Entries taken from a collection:
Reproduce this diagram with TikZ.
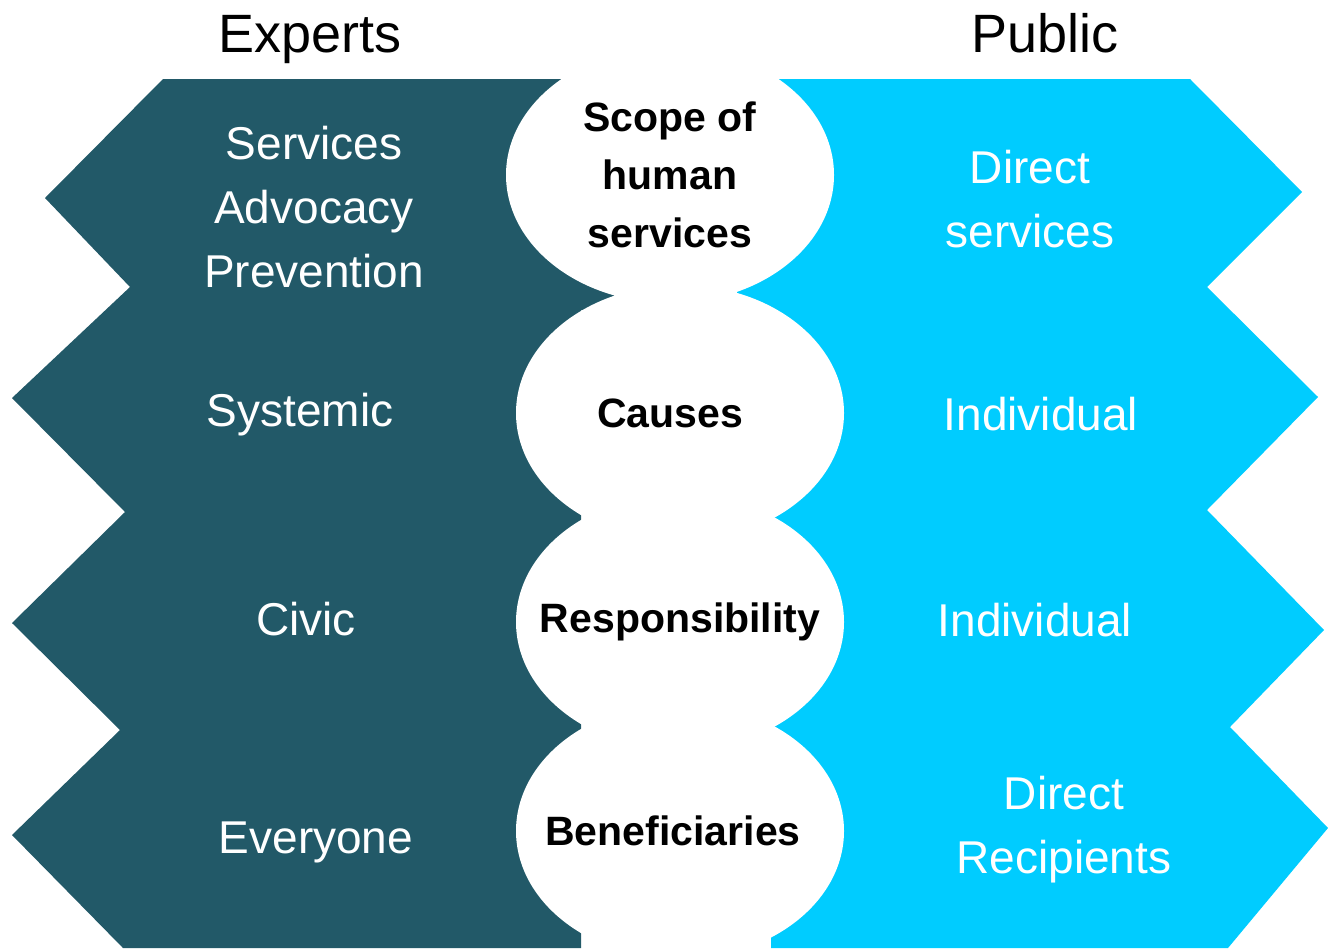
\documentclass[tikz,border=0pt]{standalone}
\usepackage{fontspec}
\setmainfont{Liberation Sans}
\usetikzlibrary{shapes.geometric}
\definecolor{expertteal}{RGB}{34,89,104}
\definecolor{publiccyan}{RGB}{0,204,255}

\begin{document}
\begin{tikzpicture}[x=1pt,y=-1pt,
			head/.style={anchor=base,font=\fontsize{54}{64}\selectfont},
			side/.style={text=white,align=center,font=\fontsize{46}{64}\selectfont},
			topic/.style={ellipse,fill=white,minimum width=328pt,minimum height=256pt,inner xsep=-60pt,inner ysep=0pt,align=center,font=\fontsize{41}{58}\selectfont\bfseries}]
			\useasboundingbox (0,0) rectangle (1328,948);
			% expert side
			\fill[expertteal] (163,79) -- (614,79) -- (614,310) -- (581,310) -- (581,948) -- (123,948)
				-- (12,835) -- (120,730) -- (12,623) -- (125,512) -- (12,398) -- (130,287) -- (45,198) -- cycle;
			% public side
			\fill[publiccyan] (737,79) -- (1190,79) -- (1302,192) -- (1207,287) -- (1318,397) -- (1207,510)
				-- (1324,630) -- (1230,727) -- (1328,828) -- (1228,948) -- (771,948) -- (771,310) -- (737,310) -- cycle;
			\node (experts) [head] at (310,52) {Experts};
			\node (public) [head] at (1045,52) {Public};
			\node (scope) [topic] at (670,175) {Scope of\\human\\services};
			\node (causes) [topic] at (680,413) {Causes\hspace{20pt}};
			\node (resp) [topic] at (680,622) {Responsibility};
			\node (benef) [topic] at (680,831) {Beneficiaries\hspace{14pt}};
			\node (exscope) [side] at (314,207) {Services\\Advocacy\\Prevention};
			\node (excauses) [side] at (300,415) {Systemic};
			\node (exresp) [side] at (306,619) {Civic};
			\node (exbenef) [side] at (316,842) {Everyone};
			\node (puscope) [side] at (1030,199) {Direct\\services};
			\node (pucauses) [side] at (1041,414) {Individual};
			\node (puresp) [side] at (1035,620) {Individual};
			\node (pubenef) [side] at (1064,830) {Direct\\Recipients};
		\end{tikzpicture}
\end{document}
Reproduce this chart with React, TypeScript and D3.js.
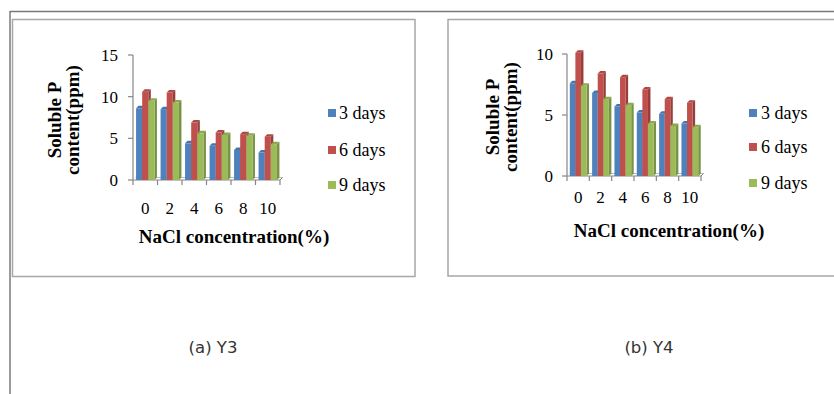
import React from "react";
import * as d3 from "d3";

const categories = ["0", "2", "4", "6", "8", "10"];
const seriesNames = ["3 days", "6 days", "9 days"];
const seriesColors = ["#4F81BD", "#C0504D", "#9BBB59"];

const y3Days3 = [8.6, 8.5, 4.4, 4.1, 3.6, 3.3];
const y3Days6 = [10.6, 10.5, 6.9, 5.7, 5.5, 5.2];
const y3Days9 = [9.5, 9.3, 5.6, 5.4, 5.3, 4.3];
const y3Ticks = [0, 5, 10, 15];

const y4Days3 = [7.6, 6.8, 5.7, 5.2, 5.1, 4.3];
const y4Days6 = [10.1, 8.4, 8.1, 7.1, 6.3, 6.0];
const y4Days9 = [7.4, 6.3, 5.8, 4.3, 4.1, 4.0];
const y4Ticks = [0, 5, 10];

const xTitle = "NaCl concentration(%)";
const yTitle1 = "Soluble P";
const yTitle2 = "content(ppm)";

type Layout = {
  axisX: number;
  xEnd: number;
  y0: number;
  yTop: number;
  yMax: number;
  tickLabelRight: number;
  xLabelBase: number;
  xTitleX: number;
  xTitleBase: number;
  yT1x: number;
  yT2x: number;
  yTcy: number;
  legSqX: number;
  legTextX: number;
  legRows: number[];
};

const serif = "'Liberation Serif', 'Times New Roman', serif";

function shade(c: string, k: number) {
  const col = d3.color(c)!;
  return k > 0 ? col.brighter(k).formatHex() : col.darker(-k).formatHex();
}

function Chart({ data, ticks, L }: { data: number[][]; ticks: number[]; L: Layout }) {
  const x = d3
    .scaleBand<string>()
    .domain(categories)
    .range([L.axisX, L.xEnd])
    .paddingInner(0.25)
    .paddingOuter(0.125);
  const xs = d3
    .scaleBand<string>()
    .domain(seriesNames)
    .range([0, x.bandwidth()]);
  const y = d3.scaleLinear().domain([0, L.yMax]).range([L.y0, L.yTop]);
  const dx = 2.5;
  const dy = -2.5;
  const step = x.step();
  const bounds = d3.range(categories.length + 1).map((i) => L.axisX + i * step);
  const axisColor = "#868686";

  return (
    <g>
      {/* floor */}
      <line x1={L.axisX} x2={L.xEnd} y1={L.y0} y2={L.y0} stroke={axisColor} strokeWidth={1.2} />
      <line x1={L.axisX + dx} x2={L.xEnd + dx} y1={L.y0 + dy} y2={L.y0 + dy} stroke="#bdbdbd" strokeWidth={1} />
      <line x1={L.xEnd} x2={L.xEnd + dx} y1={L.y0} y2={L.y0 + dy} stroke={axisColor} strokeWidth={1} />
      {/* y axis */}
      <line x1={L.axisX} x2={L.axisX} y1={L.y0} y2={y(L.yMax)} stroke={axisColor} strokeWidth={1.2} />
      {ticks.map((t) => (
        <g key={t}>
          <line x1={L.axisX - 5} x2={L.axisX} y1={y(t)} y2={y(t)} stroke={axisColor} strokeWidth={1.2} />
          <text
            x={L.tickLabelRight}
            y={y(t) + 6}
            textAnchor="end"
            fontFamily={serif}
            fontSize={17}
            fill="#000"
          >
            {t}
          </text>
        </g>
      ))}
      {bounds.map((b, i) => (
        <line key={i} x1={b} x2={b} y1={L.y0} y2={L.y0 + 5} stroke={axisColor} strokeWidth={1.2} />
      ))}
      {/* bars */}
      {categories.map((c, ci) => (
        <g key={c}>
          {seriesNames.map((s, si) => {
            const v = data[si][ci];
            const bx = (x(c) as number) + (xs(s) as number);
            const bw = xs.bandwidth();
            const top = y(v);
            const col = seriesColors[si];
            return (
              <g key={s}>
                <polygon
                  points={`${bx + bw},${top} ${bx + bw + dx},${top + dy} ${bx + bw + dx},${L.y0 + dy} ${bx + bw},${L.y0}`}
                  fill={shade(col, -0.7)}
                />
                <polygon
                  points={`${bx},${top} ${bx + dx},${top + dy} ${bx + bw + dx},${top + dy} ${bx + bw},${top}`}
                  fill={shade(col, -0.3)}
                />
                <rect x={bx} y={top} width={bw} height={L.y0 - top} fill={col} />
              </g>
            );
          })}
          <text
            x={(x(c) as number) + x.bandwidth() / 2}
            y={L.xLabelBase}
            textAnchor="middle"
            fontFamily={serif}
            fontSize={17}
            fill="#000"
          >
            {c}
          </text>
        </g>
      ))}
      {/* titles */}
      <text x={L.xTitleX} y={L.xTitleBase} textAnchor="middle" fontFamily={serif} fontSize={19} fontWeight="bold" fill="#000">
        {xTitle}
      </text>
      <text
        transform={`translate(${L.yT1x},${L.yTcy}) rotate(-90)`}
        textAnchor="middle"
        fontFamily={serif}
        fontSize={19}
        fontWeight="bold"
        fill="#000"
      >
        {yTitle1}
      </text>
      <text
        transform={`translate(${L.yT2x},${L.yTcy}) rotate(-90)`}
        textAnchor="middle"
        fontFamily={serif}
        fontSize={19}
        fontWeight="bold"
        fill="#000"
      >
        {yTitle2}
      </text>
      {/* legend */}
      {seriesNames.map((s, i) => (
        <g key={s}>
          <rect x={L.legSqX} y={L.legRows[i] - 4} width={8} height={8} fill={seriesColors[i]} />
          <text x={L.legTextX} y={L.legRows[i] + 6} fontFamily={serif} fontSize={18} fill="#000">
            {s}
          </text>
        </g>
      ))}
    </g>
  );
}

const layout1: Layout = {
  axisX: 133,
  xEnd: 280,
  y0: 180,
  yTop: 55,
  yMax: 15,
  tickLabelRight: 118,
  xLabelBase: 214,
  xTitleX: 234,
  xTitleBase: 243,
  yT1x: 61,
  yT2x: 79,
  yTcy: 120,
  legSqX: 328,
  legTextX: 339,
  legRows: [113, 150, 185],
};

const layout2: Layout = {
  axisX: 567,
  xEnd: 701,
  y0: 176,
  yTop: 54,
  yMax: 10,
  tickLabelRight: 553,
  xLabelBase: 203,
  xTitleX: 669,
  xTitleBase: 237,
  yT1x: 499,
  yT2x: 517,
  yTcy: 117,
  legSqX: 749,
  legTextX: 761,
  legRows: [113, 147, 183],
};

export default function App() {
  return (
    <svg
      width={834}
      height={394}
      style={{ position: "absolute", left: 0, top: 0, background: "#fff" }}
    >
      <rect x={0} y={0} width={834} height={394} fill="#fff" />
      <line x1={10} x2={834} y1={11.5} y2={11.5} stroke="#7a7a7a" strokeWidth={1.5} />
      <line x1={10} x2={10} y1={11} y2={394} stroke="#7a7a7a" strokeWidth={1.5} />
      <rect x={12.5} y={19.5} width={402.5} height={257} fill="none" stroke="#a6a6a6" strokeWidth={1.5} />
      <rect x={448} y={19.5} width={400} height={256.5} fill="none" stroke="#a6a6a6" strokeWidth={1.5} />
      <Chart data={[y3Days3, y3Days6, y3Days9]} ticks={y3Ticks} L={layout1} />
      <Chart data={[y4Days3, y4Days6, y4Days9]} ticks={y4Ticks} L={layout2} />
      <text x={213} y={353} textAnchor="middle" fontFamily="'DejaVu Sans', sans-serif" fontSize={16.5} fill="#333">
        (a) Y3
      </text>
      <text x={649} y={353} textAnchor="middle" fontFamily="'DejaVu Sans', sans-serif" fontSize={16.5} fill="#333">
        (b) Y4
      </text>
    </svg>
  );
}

Task: Using the listing above, repeat word for word each line from the one with "Reproduce this chart" down to the one with "const y4Ticks = [0, 5, 10];", both included. Omit all pictures.

Answer to this exercise:
Reproduce this chart with React, TypeScript and D3.js.
import React from "react";
import * as d3 from "d3";

const categories = ["0", "2", "4", "6", "8", "10"];
const seriesNames = ["3 days", "6 days", "9 days"];
const seriesColors = ["#4F81BD", "#C0504D", "#9BBB59"];

const y3Days3 = [8.6, 8.5, 4.4, 4.1, 3.6, 3.3];
const y3Days6 = [10.6, 10.5, 6.9, 5.7, 5.5, 5.2];
const y3Days9 = [9.5, 9.3, 5.6, 5.4, 5.3, 4.3];
const y3Ticks = [0, 5, 10, 15];

const y4Days3 = [7.6, 6.8, 5.7, 5.2, 5.1, 4.3];
const y4Days6 = [10.1, 8.4, 8.1, 7.1, 6.3, 6.0];
const y4Days9 = [7.4, 6.3, 5.8, 4.3, 4.1, 4.0];
const y4Ticks = [0, 5, 10];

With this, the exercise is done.